I want to clean a html file.
I try to remove the script part in the html and remove the rest of tags and empty lines.
The code I try to use is the following:
sed '/<script/,/<\/script>/d' webpage.html | sed -e 's/<[^>]*>//g' | sed '/^\s*$/d' > output.txt
However, in this method, I can not handle the case which a tag with multiple lines of properties, like:
<body class="three-col logged-out Streams"
data-fouc-class-names="swift-loading"
dir="ltr">
Are there any other methods to deal with this kind of case in SHELL?
RudiC
November 30, 2015, 11:34am
2
To edit HTML files there's better tools than sed
out there. However, for a sed
solution, this might point you in the right direction:
sed '/<script/,/<\/script>/d; s/<[^>]*>//g; /</{:L;N;/>/!bL;d}; /^\s*$/d' file
rudic:
To edit HTML files there's better tools than sed
out there. However, for a sed
solution, this might point you in the right direction:
sed '/<script/,/<\/script>/d; s/<[^>]*>//g; /</{:L;N;/>/!bL;d}; /^\s*$/d' file
Could you please explain what is the third part doing? Thanks.

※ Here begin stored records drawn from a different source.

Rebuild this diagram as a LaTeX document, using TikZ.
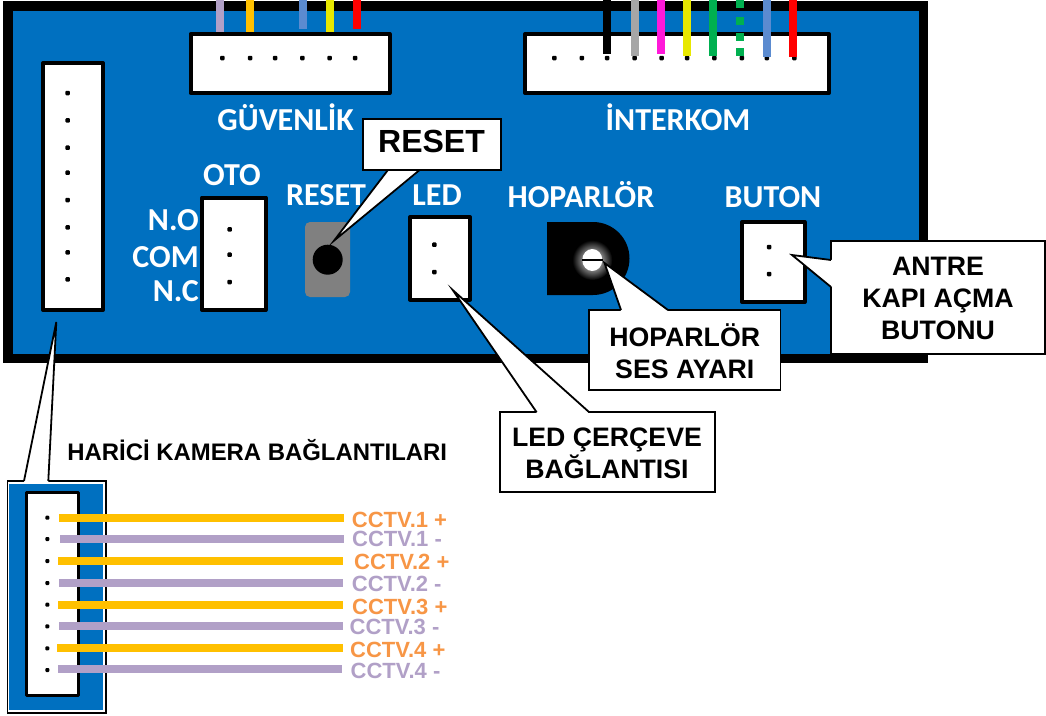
\documentclass[tikz,border=0pt]{standalone}
\usepackage{fontspec}
\setmainfont{Liberation Sans}
\newfontfamily\pcb{Carlito}
\definecolor{pcbblue}{HTML}{0070C0}
\definecolor{wgold}{HTML}{FFC000}
\definecolor{wpurple}{HTML}{B1A0C7}
\definecolor{wblue}{HTML}{5B8BD0}
\definecolor{wyellow}{HTML}{E8E800}
\definecolor{wred}{HTML}{FF0000}
\definecolor{wgray}{HTML}{A6A6A6}
\definecolor{wmag}{HTML}{FF19D9}
\definecolor{wgreen}{HTML}{00B050}
\definecolor{lorange}{HTML}{F79646}
\tikzset{
  x=1pt,y=-1pt,
  conn/.style={draw=black,line width=4pt,fill=white,line join=round},
  pin/.style={fill=black,minimum size=4.5pt,inner sep=0pt,draw=none,rectangle,rounded corners=1pt},
  wire/.style={line width=8pt},
  silk/.style={text=white,font=\pcb\bfseries\fontsize{32}{32}\selectfont,inner sep=0pt,anchor=center},
  callout/.style={draw=black,line width=1.8pt,fill=white,line join=miter},
  calltext/.style={font=\bfseries\fontsize{26.7}{32}\selectfont,align=center,inner sep=0pt,text=black},
  cam/.style={font=\bfseries\fontsize{22}{22}\selectfont,inner sep=0pt,anchor=west},
}
\begin{document}
\begin{tikzpicture}
\useasboundingbox (0,0) rectangle (1046,715);
% board
\fill[black] (3,1) rectangle (928,363);
\fill[pcbblue] (12.7,10.7) rectangle (919,354);
% connectors
\draw[conn] (43,63) rectangle (103,310);
\draw[conn] (190.5,34) rectangle (389.5,93);
\draw[conn] (525,34) rectangle (829,93);
\draw[conn] (202,197.5) rectangle (265.5,310);
\draw[conn] (410,217) rectangle (470,299.5);
\draw[conn] (742,222) rectangle (804.5,302);
% pins
\foreach \n/\yy in {1/93,2/120.3,3/147.7,4/172.7,5/200,6/227.3,7/252.3,8/279.3}
  \node[pin] (a\n) at (67.7,\yy) {};
\foreach \n/\xx in {1/222.3,2/250,3/275,4/302.3,5/329.7,6/355}
  \node[pin] (g\n) at (\xx,58) {};
\foreach \n/\xx in {1/554.4,2/581.9,3/607,4/634.5,5/661.7,6/687.1,7/714.3,8/741.8,9/766.9,10/794.4}
  \node[pin] (i\n) at (\xx,58) {};
\foreach \n/\yy in {1/229.3,2/254.7,3/282}
  \node[pin] (o\n) at (229.7,\yy) {};
\foreach \n/\yy in {1/244.7,2/272}
  \node[pin] (l\n) at (434.3,\yy) {};
\foreach \n/\yy in {1/247,2/274}
  \node[pin] (b\n) at (769,\yy) {};
% security wires
\draw[wire,wpurple] (219.7,0) -- (219.7,32);
\draw[wire,wgold] (250,0) -- (250,32);
\draw[wire,wblue] (303,0) -- (303,29);
\draw[wire,wyellow] (330,0) -- (330,32);
\draw[wire,wred] (357,0) -- (357,29);
% intercom wires
\draw[wire,black] (606.6,0) -- (606.6,54);
\draw[wire,wgray] (634.5,0) -- (634.5,56);
\draw[wire,wmag] (660.6,0) -- (660.6,54);
\draw[wire,wyellow] (687,0) -- (687,56);
\draw[wire,wgreen] (713,0) -- (713,56);
\draw[wire,wgreen] (740,0) -- (740,8) (740,17) -- (740,25) (740,33) -- (740,41) (740,48) -- (740,56);
\draw[wire,wblue] (767,0) -- (767,57);
\draw[wire,wred] (793,0) -- (793,57);
% silk labels
\node[silk] (tg) at (285.7,117) {GÜVENLİK};
\node[silk] (ti) at (678,117) {İNTERKOM};
\node[silk] (to) at (232,175) {OTO};
\node[silk] (tr) at (326,195) {RESET};
\node[silk] (tl) at (437,195) {LED};
\node[silk] (th) at (581,195) {HOPARLÖR};
\node[silk] (tb) at (773,197) {BUTON};
\node[silk,anchor=east] (tno) at (199,220) {N.O};
\node[silk,anchor=east] (tcom) at (199,257) {COM};
\node[silk,anchor=east] (tnc) at (199,291) {N.C};
% reset button
\fill[fill=black!50,rounded corners=5pt] (305,222) rectangle (350,297);
\fill[black] (327.7,259.7) circle (15);
% speaker pot
\fill[black] (547,222) -- (593,222) arc (-90:90:36.5) -- (547,295) -- cycle;
\shade[inner color=white,outer color=black] (592.3,260) circle (20);
\fill[white] (592.3,260) ellipse (10 and 11);
\draw[black,line width=2.5pt] (582,260) -- (603,260);
% callouts
\path[callout] (362.7,119) rectangle (500.7,170.3);
\coordinate (tipR) at (334,240.7);
\path[fill=white] (387.7,171.2) -- (tipR) -- (419.3,171.2) -- cycle;
\draw[callout,fill=none] (387.7,170.3) -- (tipR) -- (419.3,170.3);
\node[calltext,font=\bfseries\fontsize{32}{32}\selectfont] (cr) at (431.5,141.7) {RESET};
\path[callout] (500,412.3) rectangle (715,491.7);
\coordinate (tipL) at (452.7,290);
\path[fill=white] (536.7,413.2) -- (tipL) -- (589.3,413.2) -- cycle;
\draw[callout,fill=none] (536.7,412.3) -- (tipL) -- (589.3,412.3);
\node[calltext] (cl) at (607,453.5) {LED ÇERÇEVE\\BAĞLANTISI};
\path[callout] (589,310) rectangle (780.5,390);
\coordinate (tipH) at (604.5,263);
\path[fill=white] (621,311) -- (tipH) -- (668,311) -- cycle;
\draw[callout,fill=none] (621,310) -- (tipH) -- (668,310);
\node[calltext] (ch) at (684.7,351) {HOPARLÖR\\SES AYARI};
\path[callout] (831,241) rectangle (1045,354);
\coordinate (tipB) at (792,255);
\path[fill=white] (832,260) -- (tipB) -- (832,287) -- cycle;
\draw[callout,fill=none] (831,260) -- (tipB) -- (831,287);
\node[calltext] (cb) at (938,298.5) {ANTRE\\KAPI AÇMA\\BUTONU};
% camera callout
\path[callout] (7.5,481) rectangle (106,712.7);
\fill[pcbblue] (9.3,484) rectangle (103.3,710);
\coordinate (tipC) at (56.3,322);
\path[fill=white] (24,481.9) -- (tipC) -- (48.3,481.9) -- cycle;
\draw[callout,fill=none] (24,481) -- (tipC) -- (48.3,481);
\node[font=\bfseries\fontsize{23.9}{23.9}\selectfont,inner sep=0pt] (hk) at (257.3,450) {HARİCİ KAMERA BAĞLANTILARI};
% camera connector
\draw[conn,line width=3pt] (26,492.5) rectangle (78.5,695.5);
\foreach \n/\yy in {1/517.7,2/539,3/561,4/583,5/604.7,6/626.3,7/648.3,8/670}
  \node[pin,minimum size=4pt] (c\n) at (47.3,\yy) {};
\draw[wire,wgold] (59,518) -- (344.3,518);
\draw[wire,wpurple] (60,538.7) -- (343.7,538.7);
\draw[wire,wgold] (58,561) -- (343.3,561);
\draw[wire,wpurple] (59,583.3) -- (343,583.3);
\draw[wire,wgold] (58,604.7) -- (343.3,604.7);
\draw[wire,wpurple] (59,626.3) -- (343,626.3);
\draw[wire,wgold] (57,648) -- (343,648);
\draw[wire,wpurple] (58,669.3) -- (342,669.3);
\node[cam,text=lorange] (l1) at (351.7,520) {CCTV.1 +};
\node[cam,text=wpurple] (l2) at (352,539.3) {CCTV.1 -};
\node[cam,text=lorange] (l3) at (354,562.3) {CCTV.2 +};
\node[cam,text=wpurple] (l4) at (351.7,584.3) {CCTV.2 -};
\node[cam,text=lorange] (l5) at (352,606.7) {CCTV.3 +};
\node[cam,text=wpurple] (l6) at (349.5,627.3) {CCTV.3 -};
\node[cam,text=lorange] (l7) at (350,650) {CCTV.4 +};
\node[cam,text=wpurple] (l8) at (350.5,670.7) {CCTV.4 -};
\end{tikzpicture}
\end{document}
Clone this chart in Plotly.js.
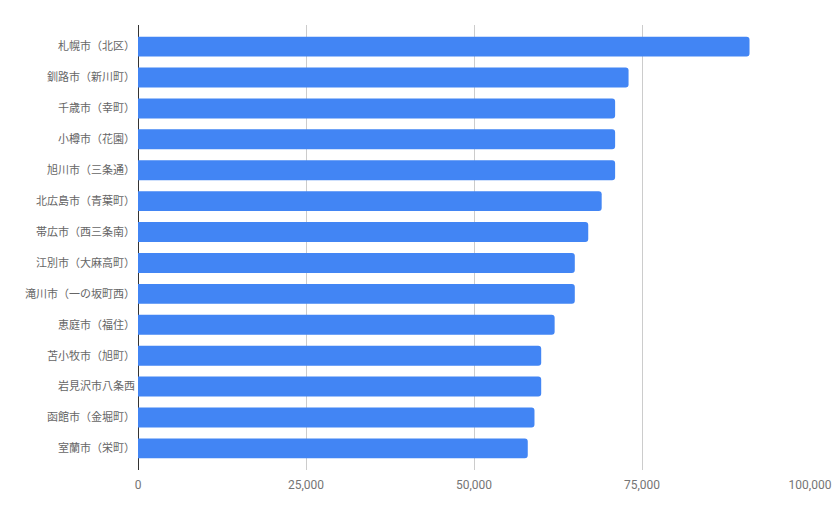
<!DOCTYPE html>
<html><head><meta charset="utf-8">
<script src="https://cdn.plot.ly/plotly-3.0.1.min.js"></script>
<style>html,body{margin:0;padding:0;background:#fff}#c{width:836px;height:517px}</style>
</head><body><div id="c"></div>
<script>
const categories = ["札幌市（北区）","釧路市（新川町）","千歳市（幸町）","小樽市（花園）","旭川市（三条通）","北広島市（青葉町）","帯広市（西三条南）","江別市（大麻高町）","滝川市（一の坂町西）","恵庭市（福住）","苫小牧市（旭町）","岩見沢市八条西","函館市（金堀町）","室蘭市（栄町）"];
const values = [91000,73000,71000,71000,71000,69000,67000,65000,65000,62000,60000,60000,59000,58000];
const xTickVals = [0,25000,50000,75000,100000];
const xTickText = ["0","25,000","50,000","75,000","100,000"];

Plotly.newPlot("c",[{
  type:"bar", orientation:"h",
  x: values, y: categories,
  marker:{color:"#4285f4", cornerradius:3},
  hoverinfo:"x+y"
}],{
  width:836, height:517,
  margin:{l:138, r:26, t:25, b:47},
  paper_bgcolor:"#fff", plot_bgcolor:"#fff",
  bargap:0.355,
  showlegend:false,
  font:{family:"Roboto, 'Noto Sans CJK JP', sans-serif", color:"#666", size:12},
  xaxis:{
    range:[0,100000], tickvals:xTickVals, ticktext:xTickText,
    showgrid:true, gridcolor:"#cccccc", gridwidth:1,
    zeroline:true, zerolinecolor:"#333333", zerolinewidth:1,
    showline:false, ticks:"", tickfont:{size:12, color:"#757575", family:"Roboto"},
    ticklabelstandoff:6, fixedrange:true
  },
  yaxis:{
    type:"category", range:[13.7,-0.7], autorange:false,
    showgrid:false, zeroline:false, showline:false, ticks:"",
    tickfont:{size:11, color:"#666", family:"'Noto Sans CJK JP', sans-serif"},
    ticklabelstandoff:2, fixedrange:true
  }
},{displayModeBar:false, staticPlot:true});
</script></body></html>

And it seems that it do not work well in my machine.
RudiC
November 30, 2015, 11:55am
4
This /</{:L;N;/>/!bL;d};
is a loop, entered when a <
is encountered, appending next lines until an >
is read, then deleting the pattern space. It is far from bullet proof, not accounting for e.g. nested tags, but should give you an idea on how you could proceed.
If you want further help you need to be way more specific (details, samples, error msgs, ...).
rudic:
This /</{:L;N;/>/!bL;d};
is a loop, entered when a <
is encountered, appending next lines until an >
is read, then deleting the pattern space. It is far from bullet proof, not accounting for e.g. nested tags, but should give you an idea on how you could proceed.
If you want further help you need to be way more specific (details, samples, error msgs, ...).
The error is that
bL: Event not found.
RudiC
November 30, 2015, 12:14pm
6
Check the quoting ('...') of the sed
script.
It's still the same error. I use tcsh. Is there anything wrong with this?
RudiC
November 30, 2015, 1:13pm
8
I can't make any statement on tcsh. Please post your command line exactly as is.
The command line is show as the following:
% sed '/<script/,/<\/script>/d; s/<[^>]*>//g; /</{:L;N;/>/!bl;d}; /^\s*$/d' webpage.html > test.txt
bl: Event not found.
RudiC
November 30, 2015, 1:20pm
10
Sorry, can't help. You may want to scrutinize your shell's man
pages to find out what causes the error ...
---------- Post updated at 19:20 ---------- Previous update was at 19:19 ----------
BTW - WHY is that a lower case l (L)? This is not what I posted!
1 Like
rudic:
Sorry, can't help. You may want to scrutinize your shell's man
pages to find out what causes the error ...
---------- Post updated at 19:20 ---------- Previous update was at 19:19 ----------
BTW - WHY is that a lower case l (L)? This is not what I posted!
Sorry, that's my technical error, and I tried the "L". And it's the same error.
And again, thanks for your help! You give me an idea how to solve it. I'd better do more exploration in this direction.
---------- Post updated at 11:46 PM ---------- Previous update was at 01:23 PM ----------
rudic:
Sorry, can't help. You may want to scrutinize your shell's man
pages to find out what causes the error ...
---------- Post updated at 19:20 ---------- Previous update was at 19:19 ----------
BTW - WHY is that a lower case l (L)? This is not what I posted!
I have solved it! Since the (!) in csh can not be resolved appropriately. (/) should be added before. Then it can work well! Thanks!